# Task instructions
Write out the data below exactly as given, without any of its pictures.

# Collected material
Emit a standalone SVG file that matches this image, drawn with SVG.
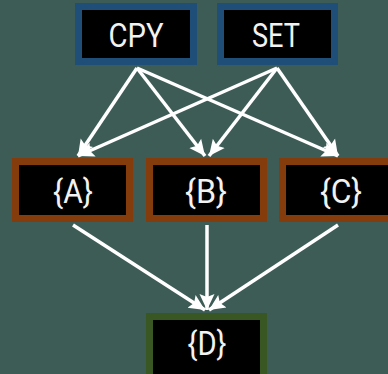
<svg xmlns="http://www.w3.org/2000/svg" width="388" height="374" viewBox="0 0 388 374">
  <defs>
    <marker id="arrow" markerUnits="userSpaceOnUse" markerWidth="18" markerHeight="18" refX="16" refY="9" orient="auto">
      <path d="M0,1.5 L16,9 L0,16.5 L3,9 z" fill="#ffffff"/>
    </marker>
    <style>
      .bg { fill: #3e5c56; }
      .box { fill: #000000; stroke-width: 7; }
      .op { stroke: #1f4e79; }
      .var { stroke: #843c0c; }
      .out { stroke: #385723; }
      .lbl { font-family: Roboto, "Liberation Sans", sans-serif; font-size: 34px; fill: #f2f2f2; text-anchor: middle; }
      .edge { stroke: #ffffff; stroke-width: 3.5; fill: none; marker-end: url(#arrow); }
    </style>
  </defs>
  <rect class="bg" x="0" y="0" width="388" height="374"/>

  <g id="connectors">
    <line class="edge" x1="137" y1="68" x2="78" y2="156"/>
    <line class="edge" x1="137" y1="68" x2="205" y2="156"/>
    <line class="edge" x1="137" y1="68" x2="338" y2="156"/>
    <line class="edge" x1="277" y1="68" x2="78" y2="156"/>
    <line class="edge" x1="277" y1="68" x2="209" y2="156"/>
    <line class="edge" x1="277" y1="68" x2="338" y2="156"/>
    <line class="edge" x1="73" y1="225" x2="205" y2="310"/>
    <line class="edge" x1="207" y1="225" x2="207" y2="310"/>
    <line class="edge" x1="338" y1="225" x2="209" y2="310"/>
  </g>

  <g id="cpy">
    <rect class="box op" x="78.5" y="6.5" width="115" height="55"/>
    <text class="lbl" x="136" y="47" textLength="55" lengthAdjust="spacingAndGlyphs">CPY</text>
  </g>
  <g id="set">
    <rect class="box op" x="220.5" y="6.5" width="114" height="55"/>
    <text class="lbl" x="276" y="47" textLength="48" lengthAdjust="spacingAndGlyphs">SET</text>
  </g>

  <g id="a">
    <rect class="box var" x="15.5" y="161.5" width="114" height="57"/>
    <text class="lbl" x="73" y="203" textLength="40" lengthAdjust="spacingAndGlyphs">{A}</text>
  </g>
  <g id="b">
    <rect class="box var" x="149.5" y="161.5" width="114" height="57"/>
    <text class="lbl" x="206" y="203" textLength="42" lengthAdjust="spacingAndGlyphs">{B}</text>
  </g>
  <g id="c">
    <rect class="box var" x="282.5" y="161.5" width="114" height="57"/>
    <text class="lbl" x="341" y="203" textLength="42" lengthAdjust="spacingAndGlyphs">{C}</text>
  </g>

  <g id="d">
    <rect class="box out" x="149.5" y="316.5" width="114" height="62"/>
    <text class="lbl" x="207" y="355" textLength="39" lengthAdjust="spacingAndGlyphs">{D}</text>
  </g>
</svg>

# In response
Emit a standalone SVG file that matches this image, drawn with SVG.
<svg xmlns="http://www.w3.org/2000/svg" width="388" height="374" viewBox="0 0 388 374">
  <defs>
    <marker id="arrow" markerUnits="userSpaceOnUse" markerWidth="18" markerHeight="18" refX="16" refY="9" orient="auto">
      <path d="M0,1.5 L16,9 L0,16.5 L3,9 z" fill="#ffffff"/>
    </marker>
    <style>
      .bg { fill: #3e5c56; }
      .box { fill: #000000; stroke-width: 7; }
      .op { stroke: #1f4e79; }
      .var { stroke: #843c0c; }
      .out { stroke: #385723; }
      .lbl { font-family: Roboto, "Liberation Sans", sans-serif; font-size: 34px; fill: #f2f2f2; text-anchor: middle; }
      .edge { stroke: #ffffff; stroke-width: 3.5; fill: none; marker-end: url(#arrow); }
    </style>
  </defs>
  <rect class="bg" x="0" y="0" width="388" height="374"/>

  <g id="connectors">
    <line class="edge" x1="137" y1="68" x2="78" y2="156"/>
    <line class="edge" x1="137" y1="68" x2="205" y2="156"/>
    <line class="edge" x1="137" y1="68" x2="338" y2="156"/>
    <line class="edge" x1="277" y1="68" x2="78" y2="156"/>
    <line class="edge" x1="277" y1="68" x2="209" y2="156"/>
    <line class="edge" x1="277" y1="68" x2="338" y2="156"/>
    <line class="edge" x1="73" y1="225" x2="205" y2="310"/>
    <line class="edge" x1="207" y1="225" x2="207" y2="310"/>
    <line class="edge" x1="338" y1="225" x2="209" y2="310"/>
  </g>

  <g id="cpy">
    <rect class="box op" x="78.5" y="6.5" width="115" height="55"/>
    <text class="lbl" x="136" y="47" textLength="55" lengthAdjust="spacingAndGlyphs">CPY</text>
  </g>
  <g id="set">
    <rect class="box op" x="220.5" y="6.5" width="114" height="55"/>
    <text class="lbl" x="276" y="47" textLength="48" lengthAdjust="spacingAndGlyphs">SET</text>
  </g>

  <g id="a">
    <rect class="box var" x="15.5" y="161.5" width="114" height="57"/>
    <text class="lbl" x="73" y="203" textLength="40" lengthAdjust="spacingAndGlyphs">{A}</text>
  </g>
  <g id="b">
    <rect class="box var" x="149.5" y="161.5" width="114" height="57"/>
    <text class="lbl" x="206" y="203" textLength="42" lengthAdjust="spacingAndGlyphs">{B}</text>
  </g>
  <g id="c">
    <rect class="box var" x="282.5" y="161.5" width="114" height="57"/>
    <text class="lbl" x="341" y="203" textLength="42" lengthAdjust="spacingAndGlyphs">{C}</text>
  </g>

  <g id="d">
    <rect class="box out" x="149.5" y="316.5" width="114" height="62"/>
    <text class="lbl" x="207" y="355" textLength="39" lengthAdjust="spacingAndGlyphs">{D}</text>
  </g>
</svg>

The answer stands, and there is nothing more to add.